Opinion ID: 197215
Heading Depth: 3
Heading Rank: 1

Heading: Calculation of the Loss

Text: 27 Defendants next challenge the court's seven level enhancement under U.S.S.G. § 2F1.1(b)(1), 1 based on its calculation of a $124,000 loss to the victims of defendants' fraud. 2 They maintain that because Dailey's pension fund purchased Scott's mortgage from CCU for the full $160,000, this figure should not enter into the loss calculation. This was not a purchase for value, however, but a form of laundering. 28 We previously examined the mechanics of loss calculation as pertaining to § 2F1.1 in some detail in United States v.
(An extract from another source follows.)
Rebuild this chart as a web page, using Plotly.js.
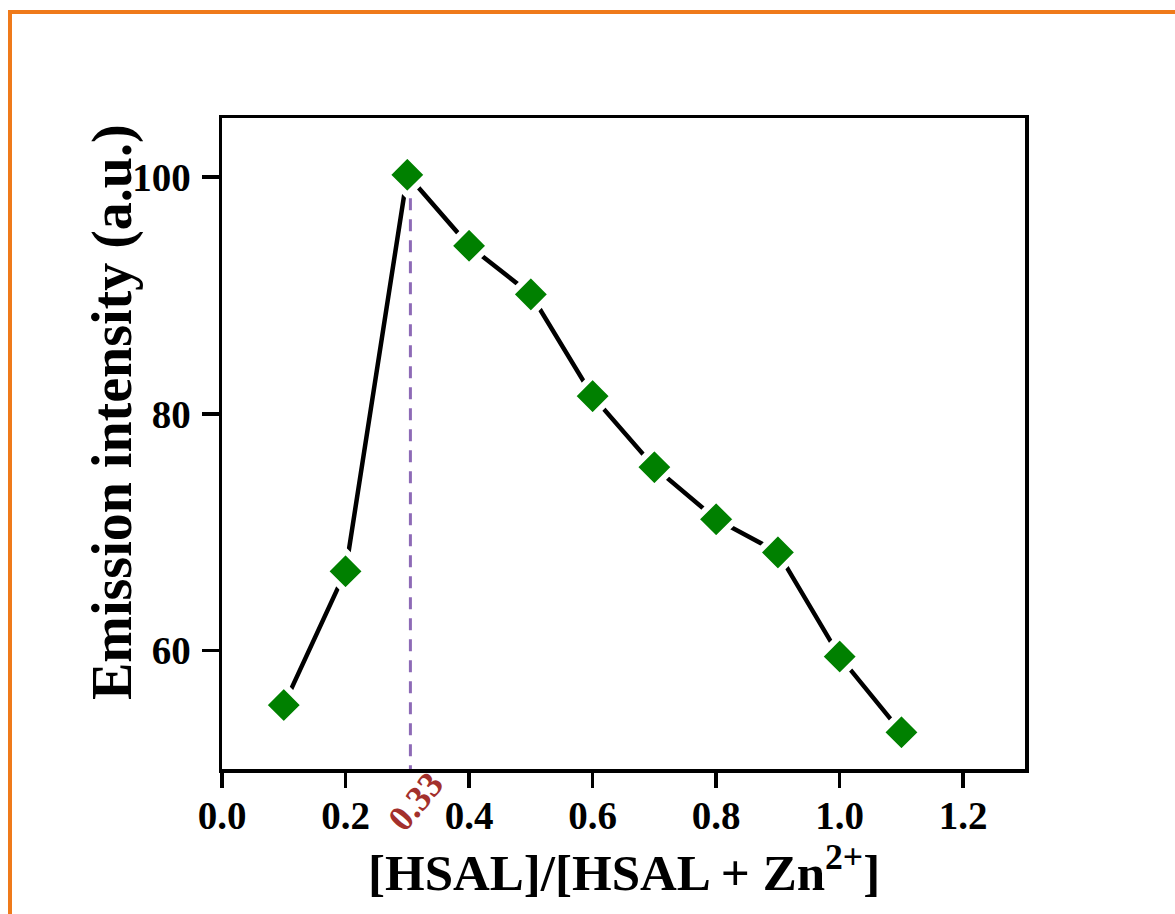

Bennett, 37 F.3d 687 (1st Cir.1994), and again in United States v. Kelley, 76 F.3d 436 (1st Cir.1996), and see no need to engage in lengthy analysis here. In Bennett, we concluded that Application Note 7(b) controls the methodology for calculating loss under § 2F1.1(b)(1). 37 F.3d at 695. Note 7(b) provides that in the case of a fraudulent loan, [t]he loss is the amount of the loan not repaid at the time the offense is discovered, reduced by the amount the lending institution has recovered (or can expect to recover) from any assets pledged to secure the loan. Id. (emphasis supplied). Because CCU discovered the fraud before Dailey's law firm's pension fund acquired the mortgage, the full $160,000 was correctly included in the loss calculation. 29 Defendants also contend that the court erred in including the $60,000 Dupont mortgage in the loss calculation because the amount of the loss attributed to Dupont was speculative. We agree with the government, however, that with an appraised value of only $96,000 at the time of discovery and a first mortgage to the pension fund of $160,000, Dupont's second mortgage was worthless.